There was a second quarter rise in buy-to-let lending of 5%, the Council of Mortgage Lenders (CML) has reported.

In the three months to June, lenders advanced 33,200 loans, worth £3.9 billion, up from 32,300 mortgages, worth £3.7 billion in the first quarter of 2012.

Year-on-year, the volume of buy-to-let loans is up 14% (from 29,100) and the amount advanced up 18% (from £3.3 billion).

Growth in buy-to-let lending was evenly split between loans for house purchase and remortgaging, with both showing a 3% increase by volume over the first quarter. Year-on-year, lending for house purchase has grown more strongly (up 17% by volume and 21% by value) than remortgaging (up 10% by volume and 15% by value).

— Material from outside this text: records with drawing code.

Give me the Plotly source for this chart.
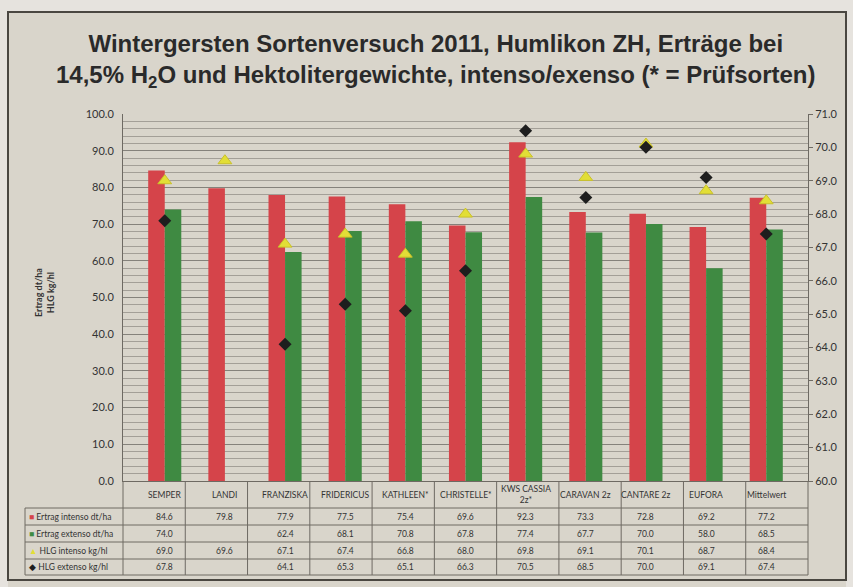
import plotly.graph_objects as go

categories = ["SEMPER", "LANDI", "FRANZISKA", "FRIDERICUS", "KATHLEEN*", "CHRISTELLE*",
              "KWS CASSIA 2z*", "CARAVAN 2z", "CANTARE 2z", "EUFORA", "Mittelwert"]
header_labels = ["SEMPER", "LANDI", "FRANZISKA", "FRIDERICUS", "KATHLEEN*", "CHRISTELLE*",
                 "KWS CASSIA<br>2z*", "CARAVAN 2z", "CANTARE 2z", "EUFORA", "Mittelwert"]
ertrag_intenso = [84.6, 79.8, 77.9, 77.5, 75.4, 69.6, 92.3, 73.3, 72.8, 69.2, 77.2]
ertrag_extenso = [74.0, None, 62.4, 68.1, 70.8, 67.8, 77.4, 67.7, 70.0, 58.0, 68.5]
hlg_intenso = [69.0, 69.6, 67.1, 67.4, 66.8, 68.0, 69.8, 69.1, 70.1, 68.7, 68.4]
hlg_extenso = [67.8, None, 64.1, 65.3, 65.1, 66.3, 70.5, 68.5, 70.0, 69.1, 67.4]
series_names = ["Ertrag intenso dt/ha", "Ertrag extenso dt/ha", "HLG intenso kg/hl", "HLG extenso kg/hl"]

RED = "#d5444a"
GREEN = "#3f8a42"
YELLOW = "#e2de36"
BLACK = "#1e1e1e"
PAPER = "#d9d5cb"
OUTSIDE = "#e6e3de"
LINE = "#6e6a63"
TXT = "#333333"

W, H = 853, 587
L, R, T, B = 123, 808, 114, 481


def px(x):
    return (x - L) / (R - L)


def py(y):
    return (B - y) / (B - T)


fig = go.Figure()
fig.add_trace(go.Bar(x=categories, y=ertrag_intenso, name=series_names[0], marker_color=RED,
                     marker_line_width=0))
fig.add_trace(go.Bar(x=categories, y=ertrag_extenso, name=series_names[1], marker_color=GREEN,
                     marker_line_width=0))
fig.add_trace(go.Scatter(x=categories, y=hlg_intenso, name=series_names[2], mode="markers", yaxis="y2",
                         marker=dict(symbol="triangle-up", size=12, color=YELLOW,
                                     line=dict(color="#c9c12a", width=1))))
fig.add_trace(go.Scatter(x=categories, y=hlg_extenso, name=series_names[3], mode="markers", yaxis="y2",
                         marker=dict(symbol="diamond", size=10, color=BLACK)))

shapes = []
# light border outside the frame
for x0, x1, y0, y1 in [(0, W, 0, 12), (0, 8, 0, H), (846, W, 0, H), (580, H, 0, 0)][:3]:
    shapes.append(dict(type="rect", xref="paper", yref="paper", x0=px(x0), x1=px(x1), y0=py(y1), y1=py(y0),
                       line=dict(width=0), fillcolor=OUTSIDE))
# outer frame
shapes.append(dict(type="rect", xref="paper", yref="paper", x0=px(8), x1=px(846), y0=py(580), y1=py(12),
                   line=dict(color="#4a4741", width=2)))
# table lines
n = len(categories)
for i in range(n + 1):
    shapes.append(dict(type="line", xref="paper", yref="paper", x0=i / n, x1=i / n, y0=py(481), y1=py(575),
                       line=dict(color=LINE, width=1)))
shapes.append(dict(type="line", xref="paper", yref="paper", x0=px(25), x1=px(25), y0=py(508), y1=py(575),
                   line=dict(color=LINE, width=1)))
for yy in [508, 525, 542, 559, 575]:
    shapes.append(dict(type="line", xref="paper", yref="paper", x0=px(25), x1=1, y0=py(yy), y1=py(yy),
                       line=dict(color=LINE, width=1)))

annotations = []
tfont = dict(family="Lato, Liberation Sans, sans-serif", size=8.5, color=TXT)
for c, lab in zip(categories, header_labels):
    annotations.append(dict(x=c, xref="x", y=py(495), yref="paper", text=lab, showarrow=False,
                            font=tfont, xanchor="center", yanchor="middle"))
row_y = [516.5, 533.5, 550.5, 567]
rows = [ertrag_intenso, ertrag_extenso, hlg_intenso, hlg_extenso]
for yy, vals in zip(row_y, rows):
    for c, v in zip(categories, vals):
        if v is None:
            continue
        annotations.append(dict(x=c, xref="x", y=py(yy), yref="paper", text=f"{v:.1f}", showarrow=False,
                                font=tfont, xanchor="center", yanchor="middle"))
keys = [f'<span style="color:{RED}">■</span>', f'<span style="color:{GREEN}">■</span>',
        f'<span style="color:{YELLOW}">▲</span>', f'<span style="color:{BLACK}">◆</span>']
for yy, k, name in zip(row_y, keys, series_names):
    annotations.append(dict(x=px(27), xref="paper", y=py(yy), yref="paper", text=k + " " + name,
                            showarrow=False, font=tfont, xanchor="left", yanchor="middle"))
# axis title
annotations.append(dict(x=px(44), xref="paper", y=py(293), yref="paper", text="<b>Ertrag dt/ha<br>HLG kg/hl</b>",
                        textangle=-90, showarrow=False, xanchor="center", yanchor="middle",
                        font=dict(family="Lato, Liberation Sans, sans-serif", size=9, color=TXT)))
# title
annotations.append(dict(x=px(436), xref="paper", y=py(61), yref="paper",
                        text="<b>Wintergersten Sortenversuch 2011, Humlikon ZH, Erträge bei<br>"
                             "14,5% H<sub>2</sub>O und Hektolitergewichte, intenso/exenso (* = Prüfsorten)</b>",
                        showarrow=False, xanchor="center", yanchor="middle",
                        font=dict(family="Liberation Sans Narrow, Arial Narrow, Liberation Sans, sans-serif",
                                  size=24, color="#2a2a2a")))

fig.update_layout(
    width=W, height=H,
    margin=dict(l=L, r=W - R, t=T, b=H - B),
    paper_bgcolor=PAPER,
    plot_bgcolor=PAPER,
    barmode="group", bargap=0.45, bargroupgap=0,
    showlegend=False,
    shapes=shapes,
    annotations=annotations,
    xaxis=dict(showticklabels=False, showline=True, linecolor=LINE, linewidth=1, ticks="",
               showgrid=False, mirror=False),
    yaxis=dict(range=[0, 100], dtick=10, tickformat=".1f", showline=True, linecolor=LINE, linewidth=1,
               mirror=False, gridcolor="#85827b", gridwidth=1, zeroline=False,
               minor=dict(dtick=2, showgrid=True, gridcolor="#a39f97", gridwidth=1),
               tickfont=dict(family="Lato, Liberation Sans, sans-serif", size=11, color=TXT),
               ticks="", ticklabelstandoff=6),
    yaxis2=dict(range=[60, 71], dtick=1, tickformat=".1f", overlaying="y", side="right",
                showgrid=False, showline=True, linecolor=LINE, linewidth=1, ticks="outside",
                ticklen=4, tickcolor=LINE, zeroline=False,
                tickfont=dict(family="Lato, Liberation Sans, sans-serif", size=11, color=TXT)),
)

fig.write_html("out.html", config={"displayModeBar": False},
               post_script="document.body.style.margin='0';document.body.style.background='%s';" % OUTSIDE)
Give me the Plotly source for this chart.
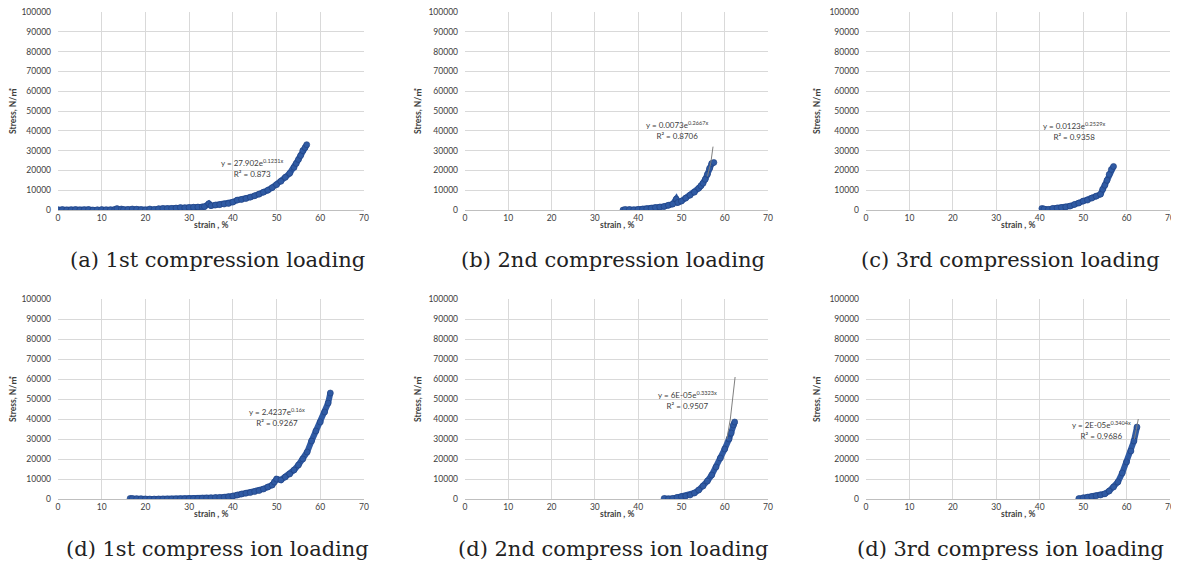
import plotly.graph_objects as go

# ---------------- data ----------------
x_ticks = [0, 10, 20, 30, 40, 50, 60, 70]
y_ticks = [0, 10000, 20000, 30000, 40000, 50000, 60000, 70000, 80000, 90000, 100000]
y_tick_labels = [str(v) for v in y_ticks]

a_strain = [0, 1, 2, 3, 4, 5, 6, 7, 8, 9, 10, 11, 12, 13, 13.5, 14.5, 15, 16, 17, 18, 19, 20, 21, 22, 23, 24, 25, 26, 27, 28, 29, 30,
            31, 32, 33, 33.5, 34.5, 35, 36, 37, 38, 39, 40, 41, 42, 43, 44, 45, 46, 47, 48, 49, 50, 51, 52, 53, 54, 54.5, 55, 55.5,
            56, 56.5, 56.9]
a_stress = [100, 200, 0, 100, 200, 0, 100, 200, 0, 100, 200, 100, 100, 300, 700, 500, 200, 300, 500, 400, 200, 0, 500, 300, 600, 800,
            700, 800, 1000, 1200, 1100, 1300, 1400, 1500, 1600, 1700, 3200, 2200, 2500, 2700, 3000, 3300, 4000, 5000, 5300, 5800, 6500,
            7200, 8000, 9000, 10000, 11300, 12800, 14500, 16500, 18500, 21500, 23500, 25500, 27500, 30000, 31500, 33000]

b_strain = [36.5, 37, 38, 39, 40, 41, 42, 43, 44, 45, 46, 47, 48, 48.8, 49.2, 50, 51, 52, 53, 54, 54.5, 55, 55.5, 56, 56.5, 57, 57.5]
b_stress = [0, 300, 200, 100, 300, 400, 600, 900, 1200, 1500, 1800, 2400, 3000, 5500, 3800, 4500, 6000, 7500, 9000, 11000, 12200,
            13500, 15500, 18000, 21000, 23500, 24000]
b_trend_strain = [56.0, 56.8, 57.3]
b_trend_stress = [17000, 24000, 32000]

c_strain = [40.5, 41, 42, 43, 44, 45, 46, 47, 48, 49, 50, 51, 52, 53, 54, 54.5, 55, 55.5, 56, 56.5, 57]
c_stress = [800, 500, 300, 800, 1000, 1200, 1500, 2000, 2800, 3500, 4500, 5000, 6000, 7000, 8000, 10500, 12500, 15000, 18000, 20500, 22000]

d1_strain = [16.5, 17, 18, 19, 20, 21, 22, 23, 24, 25, 26, 27, 28, 29, 30, 31, 32, 33, 34, 35, 36, 37, 38, 39, 40, 41, 42, 43, 44,
             45, 46, 47, 48, 49, 49.5, 50, 51, 52, 53, 54, 55, 56, 57, 58, 59, 60, 61, 61.8, 62.3]
d1_stress = [300, 200, 100, 100, 0, 0, 0, 0, 0, 0, 0, 50, 100, 150, 200, 250, 300, 400, 500, 600, 700, 800, 900, 1100, 1500, 2000,
             2500, 2900, 3200, 3700, 4200, 5000, 6000, 7000, 8500, 10000, 9500, 11000, 12500, 14500, 17000, 20000, 23500, 29000,
             34000, 38500, 43500, 48000, 53000]

d2_strain = [46, 47, 48, 49, 50, 51, 52, 53, 54, 55, 56, 57, 58, 59, 60, 61, 61.5, 62, 62.3]
d2_stress = [300, 0, 300, 800, 1200, 1500, 2000, 3000, 4500, 6500, 9000, 12000, 16000, 20500, 25000, 30000, 33000, 37000, 38500]
d2_trend_strain = [60.5, 61.3, 62.4]
d2_trend_stress = [30000, 40000, 61000]

d3_strain = [49, 50, 51, 52, 53, 54, 55, 56, 57, 58, 59, 60, 61, 61.7, 62.4]
d3_stress = [200, 600, 900, 1200, 1600, 2000, 2600, 4000, 6000, 8500, 13000, 18500, 24000, 29000, 36000]
d3_trend_strain = [61.8, 62.7]
d3_trend_stress = [30000, 40000]

captions = ["(a) 1st compression loading", "(b) 2nd compression loading", "(c) 3rd compression loading",
            "(d) 1st compress ion loading", "(d) 2nd compress ion loading", "(d) 3rd compress ion loading"]
equations = ["y = 27.902e<sup>0.1231x</sup><br>R² = 0.873",
             "y = 0.0073e<sup>0.2667x</sup><br>R² = 0.8706",
             "y = 0.0123e<sup>0.2529x</sup><br>R² = 0.9358",
             "y = 2.4237e<sup>0.16x</sup><br>R² = 0.9267",
             "y = 6E-05e<sup>0.3323x</sup><br>R² = 0.9507",
             "y = 2E-05e<sup>0.3404x</sup><br>R² = 0.9686"]
eq_pos_x = [44.6, 49.2, 47.9, 50.1, 51.3, 54.3]
eq_pos_y = [21200, 40400, 39900, 41000, 49500, 34300]

series = [(a_strain, a_stress, None, None),
          (b_strain, b_stress, b_trend_strain, b_trend_stress),
          (c_strain, c_stress, None, None),
          (d1_strain, d1_stress, None, None),
          (d2_strain, d2_stress, d2_trend_strain, d2_trend_stress),
          (d3_strain, d3_stress, d3_trend_strain, d3_trend_stress)]

# ---------------- layout ----------------
# page offset: the html body has an 8px margin, so the figure starts at page (8, 8)
OFF = 8
W, H = 1179 - OFF, 570 - 2 * OFF
col_px = [(58, 364), (465, 768), (866, 1170)]
row_px = [(12, 210), (299, 499)]
caption_cx = [217, 613, 1010]
caption_cy = [260, 549]
ytitle_x = [13, 418, 817]


def px_x(p):
    return (p - OFF) / W


def px_y(p):
    return 1 - (p - OFF) / H


BLUE = "#2f5aa3"
TICKFONT = dict(family="Lato, Noto Sans, sans-serif", size=8.5, color="#404040")
TITLEFONT = dict(family="Lato, Noto Sans CJK KR, sans-serif", size=8.5, color="#404040")

fig = go.Figure()
annotations = []
layout = {}

for i, (sx, sy, tx, ty) in enumerate(series):
    r, c = divmod(i, 3)
    k = i + 1
    xa = "x" if k == 1 else f"x{k}"
    ya = "y" if k == 1 else f"y{k}"
    x0, x1 = col_px[c]
    y0, y1 = row_px[r]
    layout["xaxis" if k == 1 else f"xaxis{k}"] = dict(
        domain=[px_x(x0), px_x(x1)], anchor=ya, range=[0, 70], tickvals=x_ticks,
        ticktext=[str(v) for v in x_ticks], ticklabeloverflow="allow",
        showgrid=True, gridcolor="#d9d9d9", gridwidth=1, zeroline=False,
        showline=True, linecolor="#bfbfbf", linewidth=1, ticks="", tickfont=TICKFONT,
        automargin=False, fixedrange=True)
    layout["yaxis" if k == 1 else f"yaxis{k}"] = dict(
        domain=[px_y(y1), px_y(y0)], anchor=xa, range=[0, 100000], tickvals=y_ticks,
        ticktext=y_tick_labels, ticklabelstandoff=6, ticklabeloverflow="allow",
        showgrid=True, gridcolor="#d9d9d9", gridwidth=1, zeroline=False,
        showline=False, ticks="", tickfont=TICKFONT, automargin=False, fixedrange=True)

    fig.add_trace(go.Scatter(x=sx, y=sy, mode="lines+markers", xaxis=xa, yaxis=ya,
                             line=dict(color=BLUE, width=6),
                             marker=dict(color=BLUE, size=6, line=dict(color="#1f3f7f", width=0.6)),
                             showlegend=False, hoverinfo="skip"))
    if tx is not None:
        fig.add_trace(go.Scatter(x=tx, y=ty, mode="lines", xaxis=xa, yaxis=ya,
                                 line=dict(color="#7f7f7f", width=1),
                                 showlegend=False, hoverinfo="skip"))

    annotations.append(dict(text=equations[i], x=eq_pos_x[i], y=eq_pos_y[i], xref=xa, yref=ya,
                            showarrow=False, align="center",
                            font=dict(family="Lato, sans-serif", size=8, color="#404040")))
    # x-axis title
    annotations.append(dict(text="<b>strain , %</b>", x=px_x((x0 + x1) / 2), y=px_y(y1 + 15),
                            xref="paper", yref="paper", showarrow=False, font=TITLEFONT,
                            xanchor="center", yanchor="middle"))
    # y-axis title
    annotations.append(dict(text="<b>Stress, N/㎡</b>", x=px_x(ytitle_x[c]), y=px_y((y0 + y1) / 2),
                            xref="paper", yref="paper", showarrow=False, font=TITLEFONT,
                            textangle=-90, xanchor="center", yanchor="middle"))
    # caption
    annotations.append(dict(text=captions[i], x=px_x(caption_cx[c]), y=px_y(caption_cy[r]),
                            xref="paper", yref="paper", showarrow=False,
                            font=dict(family="DejaVu Serif, Liberation Serif, serif", size=21, color="#222222"),
                            xanchor="center", yanchor="middle"))

fig.update_layout(width=W, height=H, margin=dict(l=0, r=0, t=0, b=0),
                  paper_bgcolor="white", plot_bgcolor="white",
                  annotations=annotations, **layout)

fig.write_html("out.html")
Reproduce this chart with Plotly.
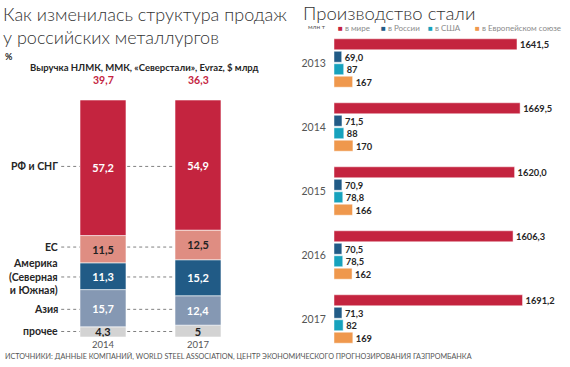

At the end of the second quarter, the number of outstanding loans totalled 1,416,000, worth £160.7 billion (up from 1,405,000, worth £159.4 billion at the end of the first quarter, and from 1,338,000, worth £153 billion a year earlier).

The average maximum loan-to-value available on buy-to-let mortgages remained at 75%, with average minimum rental cover at 125%. Both have been broadly unchanged for the last three years, the CML said.

In addition, there was a slight improvement in the performance of buy-to-let loans, with the proportion of borrowers more than three months in arrears declining from 1.69% at the end of the first quarter to 1.56% at the end of June (in the owner-occupied sector, the proportion was unchanged at
2.05%).

The proportion of buy-to-let properties taken into possession was unchanged at 0.12%, while in the owner-occupied sector the data showed a small decline (from 0.08% to 0.07%). It is not surprising, however, to see a lower rate in owner-occupied households, where there is a concerted effort to extend forbearance wherever possible.

CML director general Paul Smee said: “Buy-to-let is continuing to show signs of recovery, and growing broadly in line with expectations. The rental sector has grown strongly over the last decade or so, and buy-to-let continues to help deliver a wider choice for tenants.”

David Whittaker, managing director of Mortgages for Business, said: “If the Great British Olympic gold rush hasn’t been enough to warm the hearts of even the most pessimistic among us then these figures certainly should. Volumes are up, values are up and, even more encouragingly, arrears are down – a veritable podium of lending success.

“We expect this trend to continue into the traditionally busier autumn period which should set up the market well for the end of the year. While the market won’t be celebrating the smashing of any records, it won’t just be Britain’s athletes celebrating a golden 2012, there may well be a few satisfied buy-to-let landlords as well.”